Living a vegetarian lifestyle has many fantastic benefits for our health but have you ever considered how it impacts the environment?
Being vegetarian means you are not contributing to the process required to produce meat including the extensive use of land, fuel, and water. Studies have found human eat twice as much meat as we did 30 years ago. All of these animals require vast amounts of food and water, emit methane and other greenhouse gases and create physical waste.
Here are some facts that demonstrate the effectiveness of being vegetarian on the environment:
- Eating a veggie diet means 2.5 x less carbon emissions than a meat diet.
- A chicken breast takes over 735 litres of water to produce, that could fill up your bathtub 4.6 times.
- By eating vegetarian food for a year you could save the same amount of emissions as a family taking a small car off the road for 6 months.
Still need more convincing?
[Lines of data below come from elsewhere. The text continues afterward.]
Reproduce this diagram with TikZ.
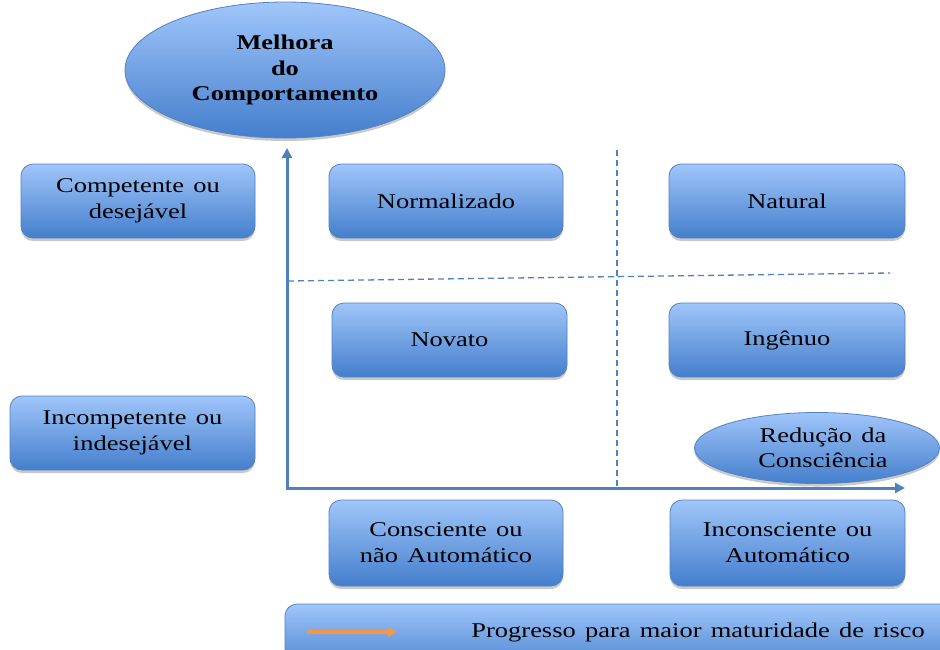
\documentclass[tikz,border=0pt]{standalone}
\usepackage{fontspec}
\setmainfont{Liberation Serif}[FakeStretch=1.26, WordSpace={1.4,1.0,1.0}]
\usetikzlibrary{shapes.geometric,shadows,arrows.meta}
\definecolor{boxtop}{RGB}{160,198,250}
\definecolor{boxbot}{RGB}{68,126,204}
\definecolor{boxedge}{RGB}{84,130,196}
\definecolor{axisblue}{RGB}{79,129,189}
\definecolor{arrorange}{RGB}{247,150,70}
\tikzset{
  shaded/.style={draw=boxedge, line width=0.8pt, top color=boxtop, bottom color=boxbot,
    drop shadow={opacity=0.35, shadow xshift=0pt, shadow yshift=-3pt, fill=black!60}},
  card/.style={shaded, rectangle, rounded corners=12pt, align=center, inner sep=0pt,
    font=\fontsize{21}{26}\selectfont},
  oval/.style={shaded, ellipse, align=center, inner sep=0pt},
  axis/.style={draw=axisblue, line width=3pt, {Triangle[length=10pt,width=10pt]}-{Triangle[length=10pt,width=10pt]}},
  divider/.style={draw=axisblue, line width=1.3pt, dash pattern=on 6pt off 4pt}
}
\begin{document}
\begin{tikzpicture}[x=1pt,y=-1pt]
\useasboundingbox (0,0) rectangle (940,649);
\clip (0,0) rectangle (940,649);
\fill[white] (0,0) rectangle (940,649);

% row labels
\node[card, minimum width=234pt, minimum height=74pt] (comp) at (138,201) {Competente ou\\desejável};
\node[card, minimum width=245pt, minimum height=74pt] (incomp) at (132.5,433) {Incompetente ou\\indesejável};

% quadrants
\node[card, minimum width=234pt, minimum height=74pt] (norm) at (446,201) {Normalizado};
\node[card, minimum width=236pt, minimum height=74pt] (nat) at (787,201) {Natural};
\node[card, minimum width=235pt, minimum height=74pt] (nov) at (449.5,340) {Novato};
\node[card, minimum width=236pt, minimum height=74pt] (ing) at (787,340) {Ingênuo};

% column labels
\node[card, minimum width=234pt, minimum height=86pt] (cons) at (446,543) {Consciente ou\\não Automático};
\node[card, minimum width=235pt, minimum height=86pt] (incons) at (787.5,543) {Inconsciente ou\\Automático};

% axes
\coordinate (ytop) at (287,148);
\coordinate (xend) at (905,488);
\draw[axis] (ytop) |- (xend);

% quadrant dividers
\coordinate (vtop) at (617,150);
\coordinate (vbot) at (617,488);
\coordinate (hl) at (288,281);
\coordinate (hr) at (890,273);
\draw[divider] (vtop) -- (vbot);
\draw[divider] (hl) -- (hr);

% axis titles
\node[oval, minimum width=320pt, minimum height=136pt,
  font=\bfseries\fontsize{21}{25.5}\selectfont] (melhora) at (285,70) {Melhora\\do\\Comportamento};
\node[oval, minimum width=245pt, minimum height=71pt,
  font=\fontsize{21}{25.5}\selectfont] (reducao) at (817,448) {\hspace*{12pt}Redução da\\\hspace*{12pt}Consciência};

% legend bar
\node[card, minimum width=675pt, minimum height=70pt] (bar) at (622.5,639) {};
\node[font=\fontsize{21}{26}\selectfont, anchor=east, inner sep=0pt] (prog) at (925,632) {Progresso para maior maturidade de risco};
\coordinate (a1) at (307,632);
\coordinate (a2) at (397,632);
\draw[draw=arrorange, line width=3.5pt, -{Triangle[length=9pt,width=9pt]}] (a1) -- (a2);
\end{tikzpicture}
\end{document}
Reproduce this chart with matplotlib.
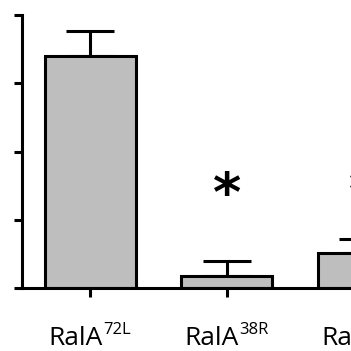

Here are some of the key vegetarian environmental benefits:
Requires less land
Agriculture takes up half of the world’s habitable land. Livestock accounts for about 80% of global agricultural land but produces less than 20% of the world’s calories. Meanwhile, plants continue to supply us with more calories and protein, even though they only take up 23% of habitable land.
Produces fewer emissions
Animal produce methane, nitrous oxide, and other gasses that pollute the air, warm the earth, and accelerate climate change. Cows are the worst culprit by far, emitting four times more greenhouse gases per calorie than pigs or chickens. Whereas like trees, crops produce oxygen, which is incredibly beneficial to the environment. The entire process of producing, packaging, and transporting meat also produces more emissions than it does to process plants.
Now you can be satisfied about the health and environmental benefits of being vegetarian.